3. Define critical asset lists. Define what systems may contain sensitive data, such as Personally Identifiable Information (PII), and breach notification requirements. Ensure these systems are hardened and up to date at all times.
4. Develop tools. There is an old saying that an incident response team is only as good as the tools it can utilize to collect and analyze. Establish a list of tools that will make the organization successful, and ensure the team is properly trained on the tools. Include tools such as software for forensic data, security onion and “go bags,” which can be quickly shipped and operated in more austere locations.
5. Formulate guidelines for external help. When building an IR team, if you cannot pull in experienced in-house talent, then establish procedures to pull in external assistance to augment in-house capabilities. If adequately coordinated, interagency support can be established.
6. Practice, practice and practice. To make IR teams, practical tabletop exercises (TTXs) need to be implemented to establish response times, shape competency, build trust and familiarize team members with the latest tools. The more a team practices TTXs and cyber-disruption response plans involving outside agencies, the more they can establish defined playbooks, understand cascading impacts, report, define trigger points and build confidence.
Threat actors are often well-equipped and deeply financed state-sponsored actors from Russia/Eastern Europe, Asia-Pacific (China) and the Middle East. These advanced persistent threats (APTs) have been planning and performing cyberespionage, and are working around the clock to compromise data and breach our election system.

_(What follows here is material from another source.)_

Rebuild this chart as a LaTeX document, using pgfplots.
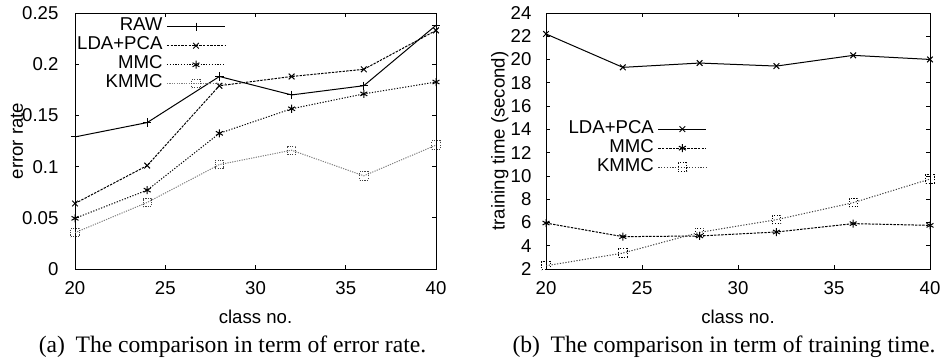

The ultimate goal is the weaponization of our entire election process. What is our level of preparedness? Are we ready for the possibility of ransomware corrupting voter databases, or the tampering with voting machine hardware to alter vote totals in favor of either candidate, and delayed mail-in ballots?
From a cybersecurity perspective, we have to perform our due diligence to harden the election infrastructure security. We have to try every possible course in the name of incident response to solidify the American people’s trust in the upcoming election. That begins with building a strong incident response team.